BAGHDAD, Feb 24: Iraq’s most influential Shia political leader called on Friday for Sunni-Shia unity as religious figures sought to calm passions and pull the nation from the brink of civil war after the bombing of a Shia shrine two days ago and a wave of deadly reprisal attacks.

The government, meanwhile, announced stepped-up security measures, including a ban on entering or leaving Baghdad and deployment of armed forces in tense areas.

An extraordinary daytime curfew in Baghdad and three nearby provinces appeared to have blunted the wave of attacks on Sunni mosques that followed Wednesday’s bombing, which destroyed the golden dome of the Shia Askariya shrine in Samarra.

Still, Iraqis feared the violence that killed about 130 people after the Samarra attack had pushed the country closer to sectarian civil war than at any time since the US-led invasion nearly three years ago.

Several joint Sunni-Shia prayer services were announced for Friday, including one at the Askariya shrine. But security forces turned away about 700 people, virtually all of them Sunnis, who showed up for the prayers.

In a statement read over national television, top Shia leader Abdul-Aziz al-Hakim, head of the Supreme Council for the Islamic Revolution in Iraq, said those who carried out the bombing in Samarra “do not represent the Sunnis in Iraq.”

Al-Hakim instead blamed Saddam Hussein loyalists and followers of Al Qaeda in Iraq boss Abu Musab al-Zarqawi.

“We all have to unite in order to eliminate them,” al-Hakim said in a statement. “This is what al-Zarqawi is working for, that is, to ignite sectarian strife in the country,” he added. “We call for self-restraint and not to be dragged down by the plots of the enemy of Iraq.”

Dhafer al-Ani, spokesman for the biggest Sunni Arab bloc in parliament, praised al-Hakim’s statement, calling it “a step on the road of healing the wounds.” But he said his Iraqi Accordance Front was still waiting for an apology from the government for failing to protect Sunni mosques from reprisal attacks, as well as a commitment to repair the damage and bring those responsible to justice.

The Sunni bloc on Thursday suspended talks with the main Shia alliance about forming a new government until its demands are met.

US ambassador Zalmay Khalilzad acknowledged the danger facing Iraq _ and the US strategy for disengaging from this country. But he also said this was a “moment of opportunity” for Iraq.

“This tragedy can be used to bring people together,” Khalilzad told reporters.

He was confident that Sunni politicians would return to the negotiating table, saying: “Iraqis do not have a better alternative than to form a government of national unity.”
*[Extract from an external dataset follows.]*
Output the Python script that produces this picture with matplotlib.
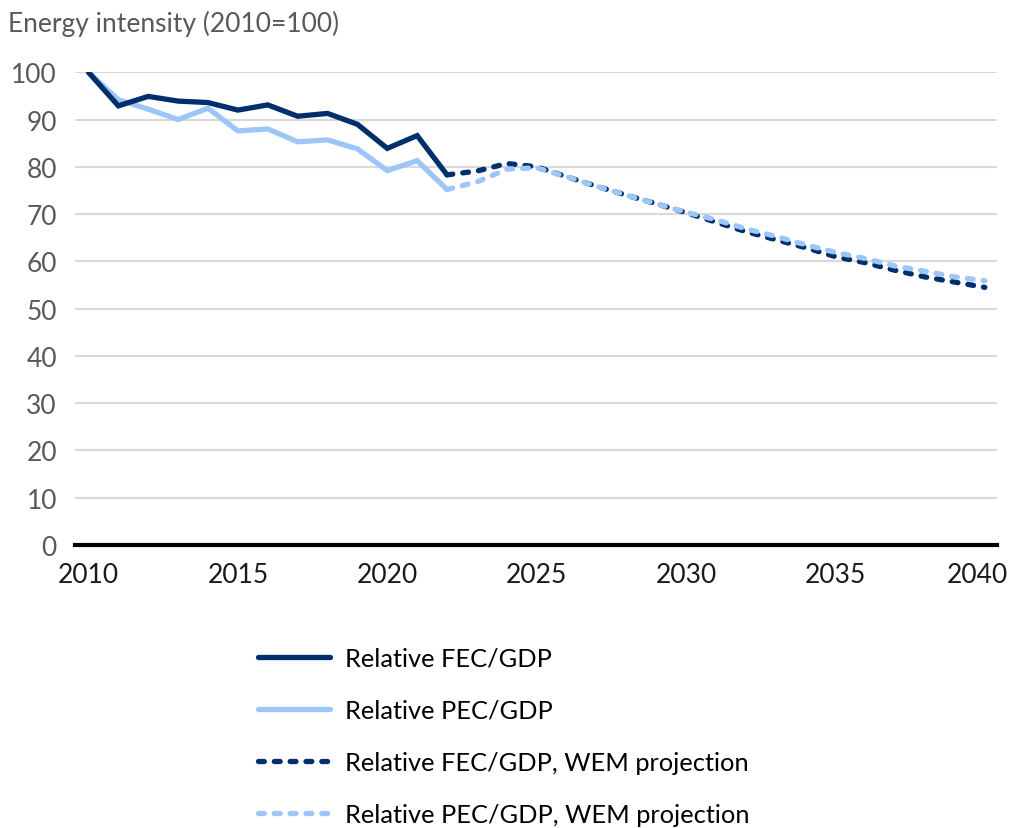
import matplotlib
matplotlib.use("Agg")
import matplotlib.pyplot as plt
import matplotlib.transforms as mtransforms

# ---- data ----
hist_years = list(range(2010, 2023))
fec_hist = [100, 92.9, 94.9, 93.9, 93.6, 92.0, 93.1, 90.7, 91.3, 89.0, 83.9, 86.6, 78.3]
pec_hist = [100, 94.2, 92.2, 90.0, 92.4, 87.6, 88.0, 85.3, 85.7, 83.8, 79.2, 81.3, 75.2]

proj_years = list(range(2022, 2041))
fec_proj = [78.3, 79.1, 80.7, 80.0, 77.9, 75.9, 74.0, 72.2, 70.3, 68.3, 66.3, 64.6,
            62.9, 61.0, 59.7, 58.1, 56.7, 55.6, 54.5]
pec_proj = [75.2, 76.8, 79.5, 79.8, 77.9, 75.9, 74.0, 72.2, 70.4, 68.8, 66.9, 65.3,
            63.5, 61.9, 60.6, 59.0, 57.9, 56.7, 55.9]

labels = ["Relative FEC/GDP", "Relative PEC/GDP",
          "Relative FEC/GDP, WEM projection", "Relative PEC/GDP, WEM projection"]
y_title = "Energy intensity (2010=100)"
x_ticks = [2010, 2015, 2020, 2025, 2030, 2035, 2040]
y_ticks = list(range(0, 101, 10))

DARK = "#002F6C"
LIGHT = "#9DC6F8"

plt.rcParams["font.family"] = ["Lato", "DejaVu Sans"]

fig = plt.figure(figsize=(10.11, 8.29), dpi=100)
ax = fig.add_axes([0.0742, 0.3414, 0.9118, 0.5702])

lw = 3.8
dash = (1.1, 1.9)
l1, = ax.plot(hist_years, fec_hist, color=DARK, lw=lw, solid_capstyle="round",
              solid_joinstyle="miter", zorder=4)
l2, = ax.plot(hist_years, pec_hist, color=LIGHT, lw=lw, solid_capstyle="round",
              solid_joinstyle="miter", zorder=3)
l3, = ax.plot(proj_years, fec_proj, color=DARK, lw=lw, dashes=dash,
              dash_capstyle="round", zorder=3)
l4, = ax.plot(proj_years, pec_proj, color=LIGHT, lw=lw, dashes=dash,
              dash_capstyle="round", zorder=3)

ax.set_xlim(2009.55, 2040.4)
ax.set_ylim(0, 100)
ax.set_xticks(x_ticks)
ax.set_yticks(y_ticks)
ax.tick_params(axis="both", length=0, labelsize=19, colors="#595959")
ax.tick_params(axis="x", pad=12, labelcolor="#1a1a1a")
ax.tick_params(axis="y", pad=13)
ax.grid(axis="y", color="#d9d9d9", lw=1.5, zorder=0)
ax.set_axisbelow(True)
for s in ["top", "right", "left"]:
    ax.spines[s].set_visible(False)
ax.spines["bottom"].set_color("black")
ax.spines["bottom"].set_linewidth(3)
ax.spines["bottom"].set_zorder(5)

# keep the last x label inside the figure, as the original does
fig.canvas.draw()
last = ax.get_xticklabels()[-1]
last.set_transform(last.get_transform() + mtransforms.ScaledTranslation(-8 / 100, 0, fig.dpi_scale_trans))

fig.text(0.008, 0.971, y_title, fontsize=19, color="#595959", ha="left", va="center")

fig.legend([l1, l2, l3, l4], labels, loc="upper left",
           bbox_to_anchor=(0.255, 0.219), frameon=False, fontsize=18.3,
           handlelength=2.85, handletextpad=0.6, labelspacing=1.15,
           borderaxespad=0, borderpad=0)

fig.savefig("out.png", dpi=100)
Prime Minister Ibrahim al-Jaafari, a Shia, said he had deployed Iraqi armed forces in areas of friction and banned all vehicles from entering or leaving the capital other than police cars, ambulances and government trucks.

He also said measures had been taken to protect holy sites, ban the carrying of unauthorised weapons in the streets, and to rebuild the Shia shrine in Samarra. A committee was appointed to establish responsibility for the “Samarra catastrophe,” he said. But he did not mention Sunni mosques damaged in reprisal attacks.

Late Thursday, Iraqi state television announced an extension of the nighttime curfew until 4pm Friday in Baghdad and the nearby provinces of Diyala, Babil and Salaheddin, where the shrine bombing took place. But security forces permitted worshippers to walk to mosque for midday prayers, which were followed by demonstrations in a number of cities.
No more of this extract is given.